§ **What is expected**
Could the lines from the start of the data through the line with "fig.text(1099 / W, 1" be set down exactly, with no pictures among them?

§ **Data segment**
* * *

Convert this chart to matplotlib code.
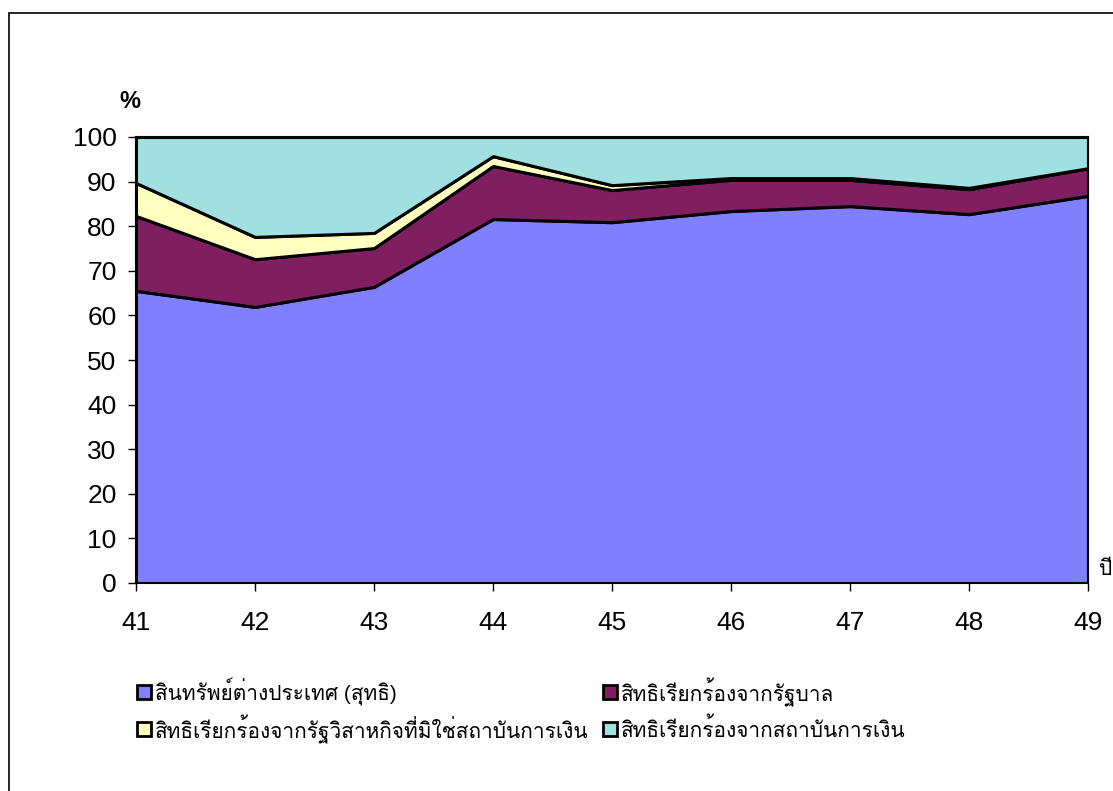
import matplotlib
matplotlib.use("Agg")
import matplotlib.pyplot as plt
from matplotlib import font_manager
from matplotlib.ft2font import FT2Font
from matplotlib.patches import Rectangle
import numpy as np

years = ["41", "42", "43", "44", "45", "46", "47", "48", "49"]
foreign_assets = [65.5, 61.9, 66.4, 81.6, 80.9, 83.4, 84.5, 82.7, 86.8]
claims_gov = [16.8, 10.7, 8.7, 11.9, 7.2, 7.0, 5.9, 5.6, 6.2]
claims_soe = [7.4, 5.0, 3.4, 2.2, 1.1, 0.4, 0.4, 0.3, 0.0]
claims_fin = [100 - a - b - c for a, b, c in zip(foreign_assets, claims_gov, claims_soe)]

labels = ["สินทรัพย์ต่างประเทศ (สุทธิ)", "สิทธิเรียกร้องจากรัฐบาล",
          "สิทธิเรียกร้องจากรัฐวิสาหกิจที่มิใช่สถาบันการเงิน", "สิทธิเรียกร้องจากสถาบันการเงิน"]
colors = ["#8080FF", "#7F1F5F", "#FFFFC0", "#A0E0E0"]

# find a font with Thai coverage
thai_fonts = []
seen = set()
for f in font_manager.fontManager.ttflist:
    if f.name in seen:
        continue
    try:
        cm = FT2Font(f.fname).get_charmap()
        if 0x0E2A in cm and 0x0E34 in cm:
            thai_fonts.append(f.name)
            seen.add(f.name)
    except Exception:
        pass
if "Loma" in thai_fonts:
    thai_fonts.remove("Loma")
    thai_fonts.insert(0, "Loma")
plt.rcParams['font.family'] = ["Liberation Sans"] + thai_fonts + ["DejaVu Sans"]

W, H = 1113, 791
fig = plt.figure(figsize=(W / 100, H / 100), dpi=100)
ax = fig.add_axes([136 / W, (H - 583) / H, (1088 - 136) / W, (583 - 137) / H])

x = np.arange(len(years))
ax.stackplot(x, foreign_assets, claims_gov, claims_soe, claims_fin,
             colors=colors, edgecolor="black", linewidth=2.2)
ax.set_xlim(0, len(years) - 1)
ax.set_ylim(0, 100)
ax.set_yticks(range(0, 101, 10))
ax.set_xticks(x)
ax.set_xticklabels(years)
ax.tick_params(axis="both", labelsize=19, length=6, width=1, direction="out")
ax.tick_params(axis="y", pad=8)
ax.tick_params(axis="x", pad=14)
for s in ax.spines.values():
    s.set_linewidth(1.5)

fig.text(130 / W, 1 - 101 / H, "%", fontsize=17, fontweight="bold", ha="center", va="center")
fig.text(1099 / W, 1 - 575 / H, "ปี", fontsize=15, ha="left", va="baseline")

# figure frame
fig.patches.append(Rectangle((8.5 / W, -0.1), 2, (H - 13.5) / H + 0.1, transform=fig.transFigure,
                             fill=False, edgecolor="black", linewidth=1.2))

positions = [(137, 692), (603, 692), (137, 729), (603, 729)]
for c, lab, (px, py) in zip(colors, labels, positions):
    fig.patches.append(Rectangle((px / W, 1 - (py + 7) / H), 14 / W, 14 / H,
                                 transform=fig.transFigure, facecolor=c,
                                 edgecolor="black", linewidth=2))
    fig.text((px + 18) / W, 1 - py / H, lab, fontsize=15, ha="left", va="center")

fig.savefig("out.png", dpi=100)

* * *

§ **The solution**
Convert this chart to matplotlib code.
import matplotlib
matplotlib.use("Agg")
import matplotlib.pyplot as plt
from matplotlib import font_manager
from matplotlib.ft2font import FT2Font
from matplotlib.patches import Rectangle
import numpy as np

years = ["41", "42", "43", "44", "45", "46", "47", "48", "49"]
foreign_assets = [65.5, 61.9, 66.4, 81.6, 80.9, 83.4, 84.5, 82.7, 86.8]
claims_gov = [16.8, 10.7, 8.7, 11.9, 7.2, 7.0, 5.9, 5.6, 6.2]
claims_soe = [7.4, 5.0, 3.4, 2.2, 1.1, 0.4, 0.4, 0.3, 0.0]
claims_fin = [100 - a - b - c for a, b, c in zip(foreign_assets, claims_gov, claims_soe)]

labels = ["สินทรัพย์ต่างประเทศ (สุทธิ)", "สิทธิเรียกร้องจากรัฐบาล",
          "สิทธิเรียกร้องจากรัฐวิสาหกิจที่มิใช่สถาบันการเงิน", "สิทธิเรียกร้องจากสถาบันการเงิน"]
colors = ["#8080FF", "#7F1F5F", "#FFFFC0", "#A0E0E0"]

# find a font with Thai coverage
thai_fonts = []
seen = set()
for f in font_manager.fontManager.ttflist:
    if f.name in seen:
        continue
    try:
        cm = FT2Font(f.fname).get_charmap()
        if 0x0E2A in cm and 0x0E34 in cm:
            thai_fonts.append(f.name)
            seen.add(f.name)
    except Exception:
        pass
if "Loma" in thai_fonts:
    thai_fonts.remove("Loma")
    thai_fonts.insert(0, "Loma")
plt.rcParams['font.family'] = ["Liberation Sans"] + thai_fonts + ["DejaVu Sans"]

W, H = 1113, 791
fig = plt.figure(figsize=(W / 100, H / 100), dpi=100)
ax = fig.add_axes([136 / W, (H - 583) / H, (1088 - 136) / W, (583 - 137) / H])

x = np.arange(len(years))
ax.stackplot(x, foreign_assets, claims_gov, claims_soe, claims_fin,
             colors=colors, edgecolor="black", linewidth=2.2)
ax.set_xlim(0, len(years) - 1)
ax.set_ylim(0, 100)
ax.set_yticks(range(0, 101, 10))
ax.set_xticks(x)
ax.set_xticklabels(years)
ax.tick_params(axis="both", labelsize=19, length=6, width=1, direction="out")
ax.tick_params(axis="y", pad=8)
ax.tick_params(axis="x", pad=14)
for s in ax.spines.values():
    s.set_linewidth(1.5)

fig.text(130 / W, 1 - 101 / H, "%", fontsize=17, fontweight="bold", ha="center", va="center")
fig.text(1099 / W, 1 - 575 / H, "ปี", fontsize=15, ha="left", va="baseline")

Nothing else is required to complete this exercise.